The acquisition of online brokerage E*Trade Financial (ETFC) by white-shoe investment bank Morgan Stanley (MS 0.10%) has won approval from its most critical regulator. According to a report in Bloomberg citing "a person familiar with the matter," the U.S. Department of Justice's antitrust division has signed off on the deal without mandating any changes to it.

The DOJ has not officially commented on the story, nor has E*Trade or Morgan Stanley.

Gavel atop pile of money.

Image source: Getty Images.

If the article is accurate, the DOJ green light would represent quick progress for a deal announced barely over a month ago. Morgan Stanley agreed to pay $13 billion in its stock for E*Trade, which, although a pioneer in the online trading space, had struggled with profitability throughout its history. 

The E*Trade/Morgan Stanley deal is part of a consolidation wave in the brokerage sector.
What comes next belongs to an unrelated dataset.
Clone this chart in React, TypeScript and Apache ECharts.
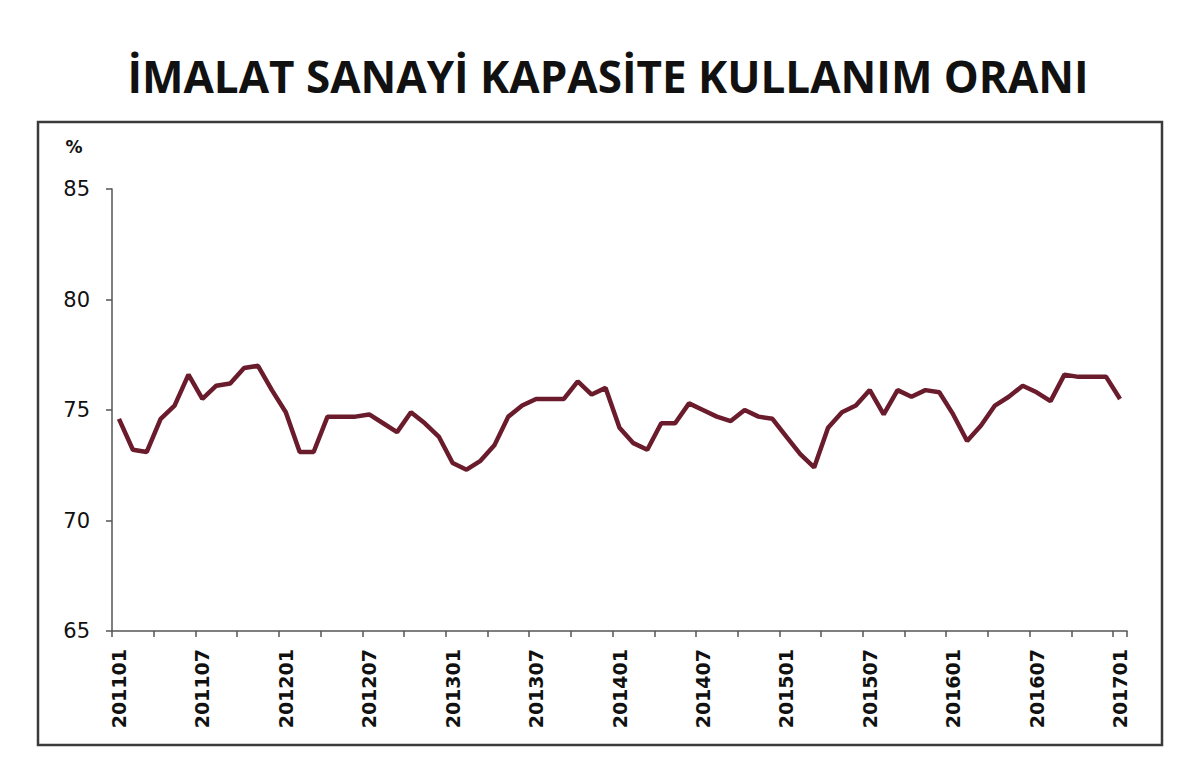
import React, { useEffect, useRef } from "react";
import * as echarts from "echarts";

// aylık kapasite kullanım oranı (%), 2011-01 .. 2017-01
const years = [2011, 2012, 2013, 2014, 2015, 2016, 2017];
const rate2011 = [74.6, 73.2, 73.1, 74.6, 75.2, 76.6, 75.5, 76.1, 76.2, 76.9, 77.0, 75.9];
const rate2012 = [74.9, 73.1, 73.1, 74.7, 74.7, 74.7, 74.8, 74.4, 74.0, 74.9, 74.4, 73.8];
const rate2013 = [72.6, 72.3, 72.7, 73.4, 74.7, 75.2, 75.5, 75.5, 75.5, 76.3, 75.7, 76.0];
const rate2014 = [74.2, 73.5, 73.2, 74.4, 74.4, 75.3, 75.0, 74.7, 74.5, 75.0, 74.7, 74.6];
const rate2015 = [73.8, 73.0, 72.4, 74.2, 74.9, 75.2, 75.9, 74.8, 75.9, 75.6, 75.9, 75.8];
const rate2016 = [74.8, 73.6, 74.3, 75.2, 75.6, 76.1, 75.8, 75.4, 76.6, 76.5, 76.5, 76.5];
const rate2017 = [75.5];

const yTicks = [65, 70, 75, 80, 85];

const rateByYear = [rate2011, rate2012, rate2013, rate2014, rate2015, rate2016, rate2017];

const months: string[] = [];
years.forEach((y, k) => {
  rateByYear[k].forEach((_, m) => {
    months.push(`${y}${String(m + 1).padStart(2, "0")}`);
  });
});
const rates = rateByYear.flat();

export default function App() {
  const chartRef = useRef<HTMLDivElement>(null);

  useEffect(() => {
    if (!chartRef.current) return;
    const chart = echarts.init(chartRef.current, null, { renderer: "svg" });

    const option: echarts.EChartsOption = {
      animation: false,
      backgroundColor: "#ffffff",
      grid: {
        left: 112,
        right: 73,
        top: 189,
        bottom: 135,
        containLabel: false,
      },
      graphic: [
        {
          type: "rect",
          shape: { x: 38, y: 122, width: 1124, height: 623 },
          style: { fill: "none", stroke: "#3b3b3b", lineWidth: 2.5 },
          z: -1,
        },
        {
          type: "text",
          x: 608,
          y: 76,
          style: {
            text: "İMALAT SANAYİ KAPASİTE KULLANIM ORANI",
            font: "bold 44px 'Open Sans'",
            fill: "#111111",
            align: "center",
            verticalAlign: "middle",
          },
        },
        {
          type: "text",
          x: 74,
          y: 147,
          style: {
            text: "%",
            font: "bold 17px 'DejaVu Sans'",
            fill: "#111111",
            align: "center",
            verticalAlign: "middle",
          },
        },
      ],
      xAxis: {
        type: "category",
        data: months,
        boundaryGap: true,
        axisLine: { lineStyle: { color: "#555555", width: 1.5 } },
        axisTick: {
          show: true,
          interval: 2,
          length: 6,
          alignWithLabel: false,
          lineStyle: { color: "#555555", width: 1.5 },
        },
        axisLabel: {
          interval: 5,
          rotate: 90,
          margin: 18,
          color: "#111111",
          fontFamily: "DejaVu Sans",
          fontWeight: "bold",
          fontSize: 19,
        },
        splitLine: { show: false },
      },
      yAxis: {
        type: "value",
        min: yTicks[0],
        max: yTicks[yTicks.length - 1],
        interval: 5,
        axisLine: { show: true, lineStyle: { color: "#555555", width: 1.5 } },
        axisTick: {
          show: true,
          length: 6,
          lineStyle: { color: "#555555", width: 1.5 },
        },
        axisLabel: {
          margin: 22,
          color: "#111111",
          fontFamily: "DejaVu Sans",
          fontSize: 21,
        },
        splitLine: { show: false },
      },
      series: [
        {
          type: "line",
          data: rates,
          symbol: "none",
          lineStyle: { color: "#6a1c2c", width: 4.5 },
        },
      ],
    };

    chart.setOption(option);

    return () => {
      chart.dispose();
    };
  }, []);

  return (
    <div
      ref={chartRef}
      style={{ position: "absolute", left: 0, top: 0, width: 1200, height: 766 }}
    />
  );
}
It was announced only a few months after Charles Schwab and E*Trade rival TD Ameritrade announced a similar tie-up, this one to be transacted in $26 billion worth of the former's stock.
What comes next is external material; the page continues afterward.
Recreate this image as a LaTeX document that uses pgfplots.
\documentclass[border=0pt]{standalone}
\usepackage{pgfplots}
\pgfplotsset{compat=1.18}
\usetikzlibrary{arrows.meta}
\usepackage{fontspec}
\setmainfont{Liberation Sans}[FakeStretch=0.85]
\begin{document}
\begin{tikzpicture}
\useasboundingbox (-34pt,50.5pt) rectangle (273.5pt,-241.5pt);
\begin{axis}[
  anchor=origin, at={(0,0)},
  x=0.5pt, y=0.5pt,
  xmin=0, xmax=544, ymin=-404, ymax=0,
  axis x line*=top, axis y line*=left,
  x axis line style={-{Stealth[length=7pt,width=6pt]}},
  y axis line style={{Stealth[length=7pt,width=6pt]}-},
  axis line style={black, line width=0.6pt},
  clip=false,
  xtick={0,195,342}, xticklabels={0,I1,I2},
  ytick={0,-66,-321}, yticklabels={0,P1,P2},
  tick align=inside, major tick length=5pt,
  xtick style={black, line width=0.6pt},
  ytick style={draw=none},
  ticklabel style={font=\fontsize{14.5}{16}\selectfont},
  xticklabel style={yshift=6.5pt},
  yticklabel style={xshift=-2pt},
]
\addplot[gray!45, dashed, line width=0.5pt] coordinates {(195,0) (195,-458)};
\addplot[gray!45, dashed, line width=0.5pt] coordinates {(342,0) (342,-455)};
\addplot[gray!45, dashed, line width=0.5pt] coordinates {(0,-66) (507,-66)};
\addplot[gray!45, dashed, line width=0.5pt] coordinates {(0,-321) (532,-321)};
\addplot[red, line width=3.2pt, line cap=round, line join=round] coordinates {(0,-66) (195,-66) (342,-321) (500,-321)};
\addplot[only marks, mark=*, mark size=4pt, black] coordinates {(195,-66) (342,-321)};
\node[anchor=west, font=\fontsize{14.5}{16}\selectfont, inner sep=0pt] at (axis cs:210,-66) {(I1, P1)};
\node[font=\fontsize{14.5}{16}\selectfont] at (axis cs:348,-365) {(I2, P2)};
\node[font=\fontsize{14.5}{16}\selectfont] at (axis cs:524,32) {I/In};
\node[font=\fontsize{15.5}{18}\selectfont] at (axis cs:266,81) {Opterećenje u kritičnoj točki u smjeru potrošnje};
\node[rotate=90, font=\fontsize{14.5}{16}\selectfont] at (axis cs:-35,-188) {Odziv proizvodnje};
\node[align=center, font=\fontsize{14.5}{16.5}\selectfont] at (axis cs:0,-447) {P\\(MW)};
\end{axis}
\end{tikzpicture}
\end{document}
These moves come in the wake of a withering commission price war among brokerages. Last year, this culminated in the widespread abandonment of trading commissions altogether. TD Ameritrade, for example, had charged $6.95 per trade before it succumbed to the trend. This made E*Trade and its peers more vulnerable, since despite some diversification, the loss of commission revenue was a major financial blow to these companies.

Both E*Trade and Morgan Stanley stocks rose on Monday. The former slightly eclipsed the gains of the top stock market indexes, while the latter lagged marginally behind them.